It’s a great question. Yeah. So, sometimes I get this reaction, ‘Does this mean protest and these from below movements sort of central stars, central actors in a lot of accounts of democratization, are they just sort of meaningless here?’ And the answer is no. Protest is still a major part of this theory. The degree to which you have pro-democratic mobilization is absolutely important here. When dictators are facing this particular context, we call the little to lose, where they feel, ‘Okay, democratization wouldn’t be that bad, given my current power and what I expect in democracy.’ But that again, that’s usually not enough. That’s not going to really kick you into gear to actually make this move. It just sort of leaves you a bit indifferent about struggling to remain in power here or moving to democracy.

So, where you really get over the hill is where you have this pro-democratic mobilization, which in most cases is domestic, but some cases is foreign actors pushing for this. That combination is where you really get the magic and you end up getting to democratization. So, they come in at that point where you’re facing dictators with this calculation. What that also means though is that when dictators aren’t in that context, they feel that democracy is a mortal threat to them and they feel it’d be sacrificing way too much power, protests are usually going to fail.

So, it’s not an argument that protests don’t matter. It’s an argument for when protest matters.

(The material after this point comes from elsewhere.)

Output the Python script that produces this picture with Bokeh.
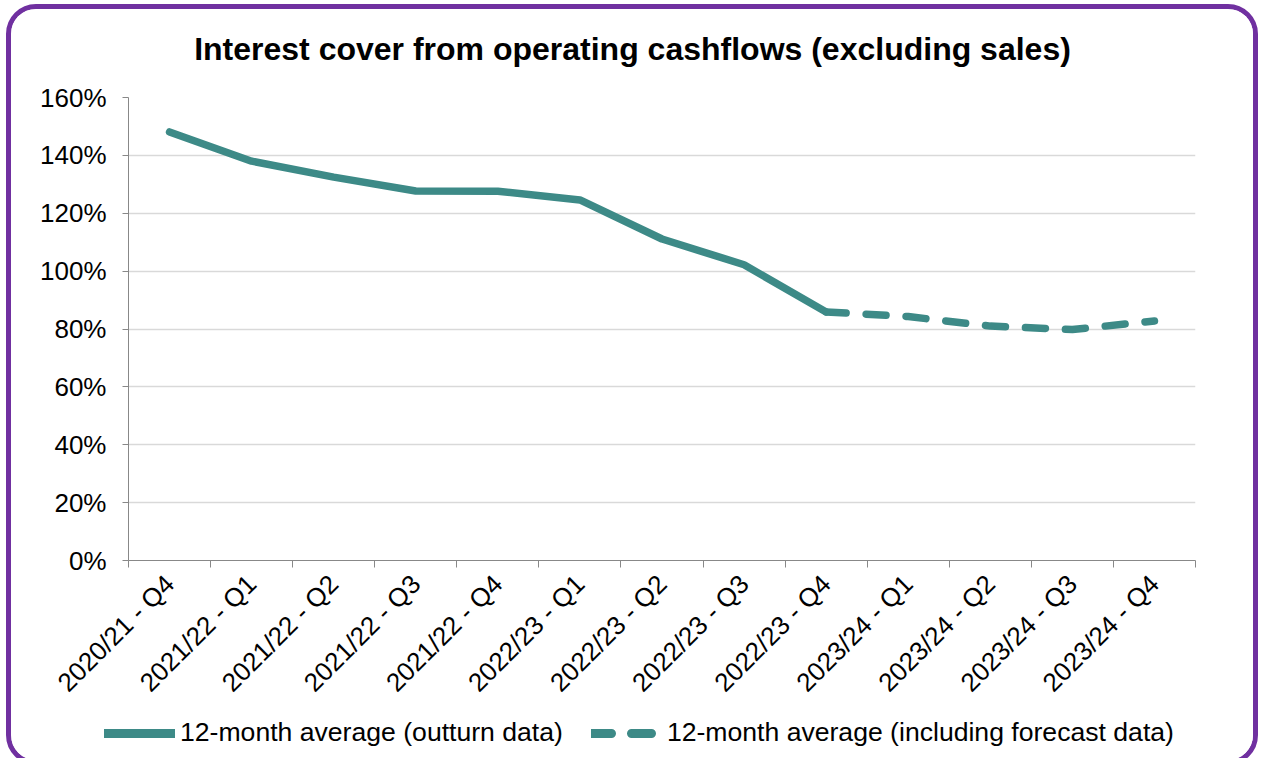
import math
from bokeh.plotting import figure
from bokeh.layouts import column
from bokeh.models import (Range1d, FixedTicker, PrintfTickFormatter, Legend, LegendItem,
                          ColumnDataSource, Label)
from bokeh.embed import file_html
from bokeh.resources import INLINE

categories = ["2020/21 - Q4", "2021/22 - Q1", "2021/22 - Q2", "2021/22 - Q3", "2021/22 - Q4",
              "2022/23 - Q1", "2022/23 - Q2", "2022/23 - Q3", "2022/23 - Q4",
              "2023/24 - Q1", "2023/24 - Q2", "2023/24 - Q3", "2023/24 - Q4"]
outturn = [148.1, 138.0, 132.5, 127.7, 127.6, 124.6, 111.1, 102.2, 85.9]
forecast_cats = categories[8:]
forecast = [85.9, 84.3, 81.0, 79.8, 82.8]
y_ticks = [0, 20, 40, 60, 80, 100, 120, 140, 160]
series_names = ["12-month average (outturn data)", "12-month average (including forecast data)"]
chart_title = "Interest cover from operating cashflows (excluding sales)"

FONT = "Liberation Sans"
TEAL = "#3D8A87"
AXIS = "#888888"
GRID = "#D9D9D9"
FS = "26px"
DASH = "20 20"
W = 1242

n = len(categories)
xpos = {c: i + 0.5 for i, c in enumerate(categories)}
src1 = ColumnDataSource(dict(x=[xpos[c] for c in categories[:len(outturn)]], y=outturn))
src2 = ColumnDataSource(dict(x=[xpos[c] for c in forecast_cats], y=forecast))


def strip(height):
    f = figure(width=W, height=height, output_backend="svg", toolbar_location=None,
               x_axis_location=None, y_axis_location=None, frame_align=False,
               x_range=Range1d(0, 1), y_range=Range1d(0, 1),
               min_border_left=0, min_border_right=0, min_border_top=0, min_border_bottom=0)
    f.outline_line_color = None
    f.xgrid.visible = False
    f.ygrid.visible = False
    f.border_fill_color = "white"
    f.background_fill_color = "white"
    return f


# title strip (page y 9..77)
tp = strip(68)
tp.add_layout(Label(x=W / 2, y=29, x_units="screen", y_units="screen", text=chart_title,
                    text_align="center", text_baseline="alphabetic", text_font=FONT,
                    text_font_size="32px", text_font_style="bold", text_color="black"))

# main chart (page y 77..716), frame at x 128..1195, y 97..560
p = figure(width=W, height=639, output_backend="svg", toolbar_location=None, frame_align=False,
           x_range=Range1d(0, n), y_range=Range1d(0, 160),
           min_border_left=117, min_border_right=58, min_border_top=20, min_border_bottom=156)
p.outline_line_color = None
p.background_fill_color = "white"
p.border_fill_color = "white"

p.line("x", "y", source=src1, line_color=TEAL, line_width=7.5, line_cap="round", line_join="round")
p.line("x", "y", source=src2, line_color=TEAL, line_width=7.5, line_cap="round",
       line_join="round", line_dash=DASH)

ya = p.yaxis[0]
ya.ticker = FixedTicker(ticks=y_ticks)
ya.formatter = PrintfTickFormatter(format="%d%%")
ya.axis_line_color = AXIS
ya.major_tick_line_color = AXIS
ya.major_tick_out = 6
ya.major_tick_in = 0
ya.minor_tick_line_color = None
ya.major_label_standoff = 16
ya.major_label_text_font = FONT
ya.major_label_text_font_size = FS
ya.major_label_text_color = "black"

xa = p.xaxis[0]
xa.ticker = FixedTicker(ticks=[i + 0.5 for i in range(n)], minor_ticks=list(range(n + 1)))
xa.major_label_overrides = {i + 0.5: c for i, c in enumerate(categories)}
xa.axis_line_color = AXIS
xa.major_tick_line_color = None
xa.major_tick_out = 0
xa.major_tick_in = 0
xa.minor_tick_line_color = AXIS
xa.minor_tick_out = 7
xa.minor_tick_in = 0
xa.major_label_orientation = math.pi / 4
xa.major_label_standoff = 12
xa.major_label_text_font = FONT
xa.major_label_text_font_size = FS
xa.major_label_text_color = "black"

p.xgrid.grid_line_color = None
p.ygrid.ticker = FixedTicker(ticks=y_ticks)
p.ygrid.grid_line_color = GRID
p.ygrid.grid_line_width = 1.5

# legend strip (page y 716..760); its lines lie outside the strip's ranges, only legend glyphs show
lp = strip(44)
l1 = lp.line("x", "y", source=src1, line_color=TEAL, line_width=9, line_cap="round")
l2 = lp.line("x", "y", source=src2, line_color=TEAL, line_width=9, line_cap="round", line_dash=DASH)
legend = Legend(items=[LegendItem(label=series_names[0], renderers=[l1]),
                       LegendItem(label=series_names[1], renderers=[l2])],
                orientation="horizontal", location=(93, 12),
                glyph_width=71, glyph_height=26, label_standoff=5, spacing=28,
                padding=0, margin=0, border_line_color=None, background_fill_alpha=0,
                label_text_font=FONT, label_text_font_size="26.6px", label_text_color="black")
lp.add_layout(legend, "center")

layout = column(tp, p, lp, spacing=0)
layout.styles = {"border": "5px solid #7030A0", "border-radius": "30px", "box-sizing": "content-box",
                 "margin-left": "6px", "margin-top": "4px", "background": "white",
                 "overflow": "hidden"}

open("out.html", "w").write(file_html(layout, INLINE))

And I think people vastly overestimate how much protest can do by themselves. What this is arguing is that no. They need to face the right context. The right context to organize in the first place in some cases, but particularly the right context to succeed where they are not facing this just totally unified dictatorship that’s going to be willing to use violence and there’s no fissures in that elite’s magical kind of everything’s put together and everything’s solid. When you’re facing that it is virtually impossible to win. And this is the point that’s been made by many scholars of these protests before.

So, you have to be facing the right context. When you combine the context with those protests that’s when you get a real high likelihood of democratization. And I actually find that protests are more predictive of democratization when they’re facing the aftermath of these violent shocks or they’re facing these autocratic, electoral ruling parties. When they’re not facing either one of those, which is the majority of autocracy, actually their likelihood of getting to democracy is virtually zero.

jmk

I find that there’s a surprising connection to a lot of the civil resistance literature through your work, because you’re emphasizing these shocks that involve coups and violence. But you emphasize that the violence, the civil wars, the coups, those are being fought by people who are undemocratic. They’re not looking for a process democratization. Erica Chenoweth, one of her students, Jonathan Pinckney, in particular, have emphasized that civil resistance is more likely to lead to democratization than a civil war from democracy advocates. That if you’re fighting for democratization, your strongest path is through civil resistance.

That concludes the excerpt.